* [THE EXERCISE] Here is the task for the listing below: output exactly the lines from the one containing "Recreate this image" through the one containing "350, 400, 450];", and leave out the pictures.

─── RECORDS FOR THE TASK ───

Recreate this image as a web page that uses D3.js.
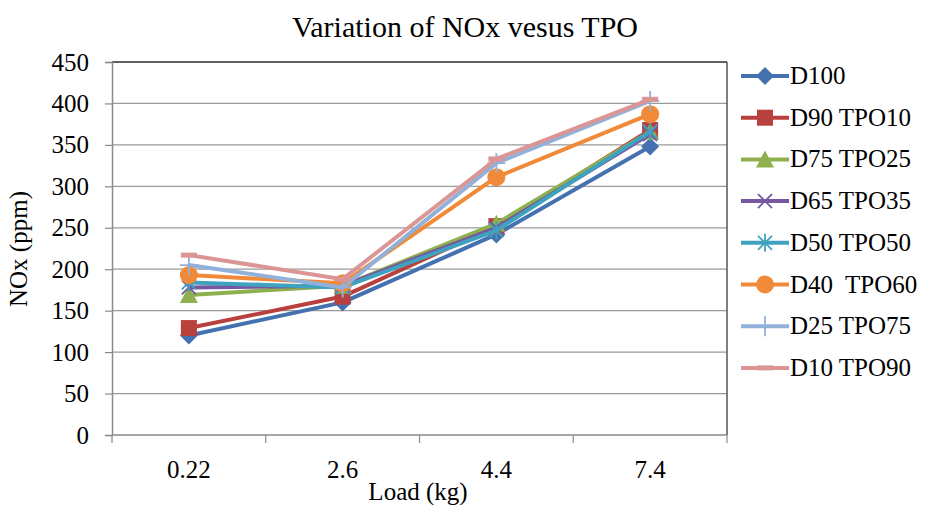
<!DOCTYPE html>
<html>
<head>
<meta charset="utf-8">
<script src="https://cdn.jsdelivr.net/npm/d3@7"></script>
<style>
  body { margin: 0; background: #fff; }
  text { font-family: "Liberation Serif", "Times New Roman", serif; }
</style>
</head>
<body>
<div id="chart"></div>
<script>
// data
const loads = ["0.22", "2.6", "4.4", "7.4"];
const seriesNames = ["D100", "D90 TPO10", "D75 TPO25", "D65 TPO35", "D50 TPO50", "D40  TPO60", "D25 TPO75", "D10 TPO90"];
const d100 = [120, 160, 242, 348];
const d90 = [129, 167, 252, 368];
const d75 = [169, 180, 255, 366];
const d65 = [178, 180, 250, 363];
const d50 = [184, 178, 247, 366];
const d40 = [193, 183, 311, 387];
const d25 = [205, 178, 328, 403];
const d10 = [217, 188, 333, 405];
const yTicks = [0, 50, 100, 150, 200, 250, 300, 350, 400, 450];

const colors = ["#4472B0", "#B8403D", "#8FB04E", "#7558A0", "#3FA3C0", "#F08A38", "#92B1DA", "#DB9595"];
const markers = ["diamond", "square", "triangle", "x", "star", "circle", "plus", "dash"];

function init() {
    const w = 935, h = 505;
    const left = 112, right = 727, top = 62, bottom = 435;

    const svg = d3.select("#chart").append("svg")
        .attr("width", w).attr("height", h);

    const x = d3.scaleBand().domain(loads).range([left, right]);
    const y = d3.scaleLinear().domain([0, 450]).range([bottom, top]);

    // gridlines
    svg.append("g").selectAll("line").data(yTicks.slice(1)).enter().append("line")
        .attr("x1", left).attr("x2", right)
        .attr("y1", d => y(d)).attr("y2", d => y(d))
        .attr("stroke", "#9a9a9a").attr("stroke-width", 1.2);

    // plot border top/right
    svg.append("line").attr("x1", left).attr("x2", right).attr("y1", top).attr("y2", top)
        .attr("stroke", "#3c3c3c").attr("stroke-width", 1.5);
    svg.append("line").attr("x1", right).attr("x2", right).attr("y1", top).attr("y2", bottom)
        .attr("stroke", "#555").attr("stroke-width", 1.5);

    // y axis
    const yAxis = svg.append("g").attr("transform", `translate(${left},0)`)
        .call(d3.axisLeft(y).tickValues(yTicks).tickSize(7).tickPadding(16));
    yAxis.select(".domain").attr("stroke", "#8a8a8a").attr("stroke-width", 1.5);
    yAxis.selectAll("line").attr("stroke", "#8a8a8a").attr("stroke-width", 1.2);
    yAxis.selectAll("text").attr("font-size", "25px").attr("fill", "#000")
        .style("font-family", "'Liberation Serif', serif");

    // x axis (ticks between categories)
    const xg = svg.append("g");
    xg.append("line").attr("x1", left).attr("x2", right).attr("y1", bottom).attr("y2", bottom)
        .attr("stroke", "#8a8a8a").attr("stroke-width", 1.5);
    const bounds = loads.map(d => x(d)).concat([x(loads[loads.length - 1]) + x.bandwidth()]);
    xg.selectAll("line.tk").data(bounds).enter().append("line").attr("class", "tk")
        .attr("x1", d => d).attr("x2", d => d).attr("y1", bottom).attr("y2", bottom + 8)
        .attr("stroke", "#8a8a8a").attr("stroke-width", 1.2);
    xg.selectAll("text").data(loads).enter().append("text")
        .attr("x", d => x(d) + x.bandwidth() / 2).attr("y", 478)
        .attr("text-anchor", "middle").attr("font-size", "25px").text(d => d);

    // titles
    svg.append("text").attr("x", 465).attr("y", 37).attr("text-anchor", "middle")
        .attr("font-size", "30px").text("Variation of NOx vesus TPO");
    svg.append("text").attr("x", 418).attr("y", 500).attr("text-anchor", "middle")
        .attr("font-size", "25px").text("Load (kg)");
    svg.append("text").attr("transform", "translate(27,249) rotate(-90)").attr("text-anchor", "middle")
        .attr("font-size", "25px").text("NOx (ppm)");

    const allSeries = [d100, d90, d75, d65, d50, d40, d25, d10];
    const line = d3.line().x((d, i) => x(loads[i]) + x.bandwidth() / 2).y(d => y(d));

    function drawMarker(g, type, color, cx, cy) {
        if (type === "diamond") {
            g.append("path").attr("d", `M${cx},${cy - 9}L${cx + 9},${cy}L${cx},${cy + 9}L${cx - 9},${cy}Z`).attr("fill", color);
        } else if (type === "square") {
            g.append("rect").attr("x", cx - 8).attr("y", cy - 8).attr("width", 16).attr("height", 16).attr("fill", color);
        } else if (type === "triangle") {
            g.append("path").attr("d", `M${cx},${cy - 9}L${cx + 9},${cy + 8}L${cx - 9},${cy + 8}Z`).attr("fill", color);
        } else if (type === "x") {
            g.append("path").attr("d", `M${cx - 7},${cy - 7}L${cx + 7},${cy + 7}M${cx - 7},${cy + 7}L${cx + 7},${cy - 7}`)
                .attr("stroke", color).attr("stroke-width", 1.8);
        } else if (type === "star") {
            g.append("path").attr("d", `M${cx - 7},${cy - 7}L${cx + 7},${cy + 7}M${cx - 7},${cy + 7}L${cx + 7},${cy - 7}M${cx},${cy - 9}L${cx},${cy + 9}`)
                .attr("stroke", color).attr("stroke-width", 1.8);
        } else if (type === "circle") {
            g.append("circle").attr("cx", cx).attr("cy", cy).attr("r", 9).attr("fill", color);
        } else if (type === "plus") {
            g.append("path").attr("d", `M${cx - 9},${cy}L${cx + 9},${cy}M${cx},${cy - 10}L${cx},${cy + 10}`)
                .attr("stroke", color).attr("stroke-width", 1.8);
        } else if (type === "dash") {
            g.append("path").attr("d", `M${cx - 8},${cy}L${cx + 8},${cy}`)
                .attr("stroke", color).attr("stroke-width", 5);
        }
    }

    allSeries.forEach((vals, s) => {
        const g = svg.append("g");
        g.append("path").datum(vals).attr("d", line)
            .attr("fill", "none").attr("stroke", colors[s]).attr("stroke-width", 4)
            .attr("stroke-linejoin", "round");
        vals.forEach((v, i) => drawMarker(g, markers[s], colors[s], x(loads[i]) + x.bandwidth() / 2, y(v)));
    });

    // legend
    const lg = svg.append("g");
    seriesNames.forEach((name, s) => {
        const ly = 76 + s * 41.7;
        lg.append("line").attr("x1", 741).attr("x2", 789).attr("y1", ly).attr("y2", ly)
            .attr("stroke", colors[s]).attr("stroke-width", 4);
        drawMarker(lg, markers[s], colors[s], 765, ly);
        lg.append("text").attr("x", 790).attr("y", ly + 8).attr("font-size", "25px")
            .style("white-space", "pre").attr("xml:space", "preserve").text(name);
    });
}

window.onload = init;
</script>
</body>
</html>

───
─── RECORDS FOR THE TASK ───

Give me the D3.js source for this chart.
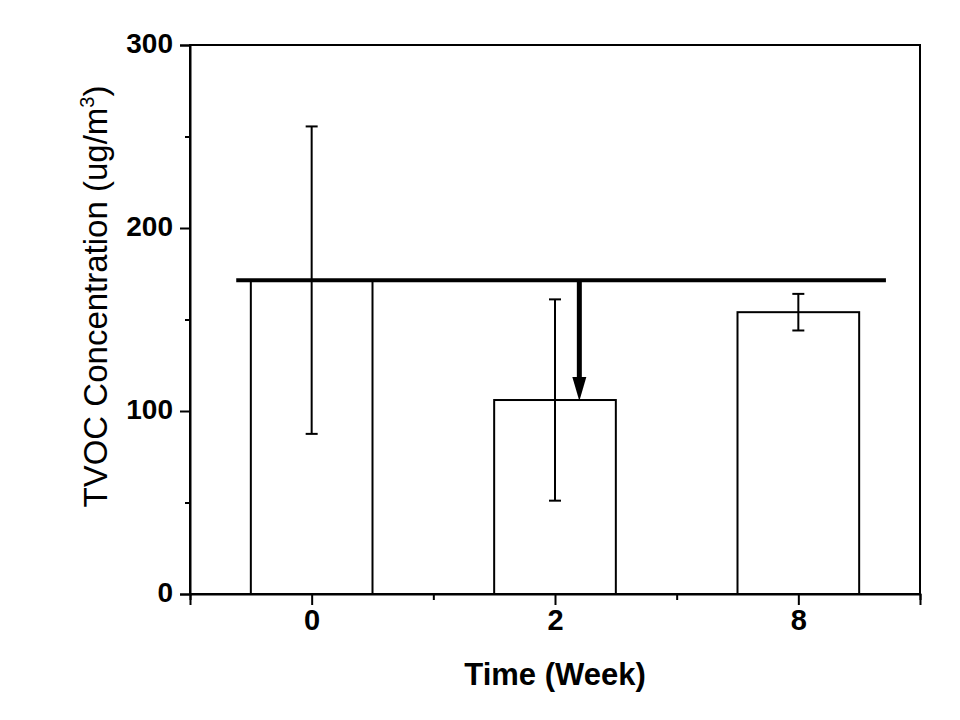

───

* [RESULT FOR THIS TASK]
Recreate this image as a web page that uses D3.js.
<!DOCTYPE html>
<html>
<head>
<meta charset="utf-8">
<script src="https://cdn.jsdelivr.net/npm/d3@7"></script>
<style>
  body { margin: 0; background: #fff; }
  text { font-family: "Liberation Serif", "Times New Roman", serif; }
</style>
</head>
<body>
<div id="chart"></div>
<script>
// data
const loads = ["0.22", "2.6", "4.4", "7.4"];
const seriesNames = ["D100", "D90 TPO10", "D75 TPO25", "D65 TPO35", "D50 TPO50", "D40  TPO60", "D25 TPO75", "D10 TPO90"];
const d100 = [120, 160, 242, 348];
const d90 = [129, 167, 252, 368];
const d75 = [169, 180, 255, 366];
const d65 = [178, 180, 250, 363];
const d50 = [184, 178, 247, 366];
const d40 = [193, 183, 311, 387];
const d25 = [205, 178, 328, 403];
const d10 = [217, 188, 333, 405];
const yTicks = [0, 50, 100, 150, 200, 250, 300, 350, 400, 450];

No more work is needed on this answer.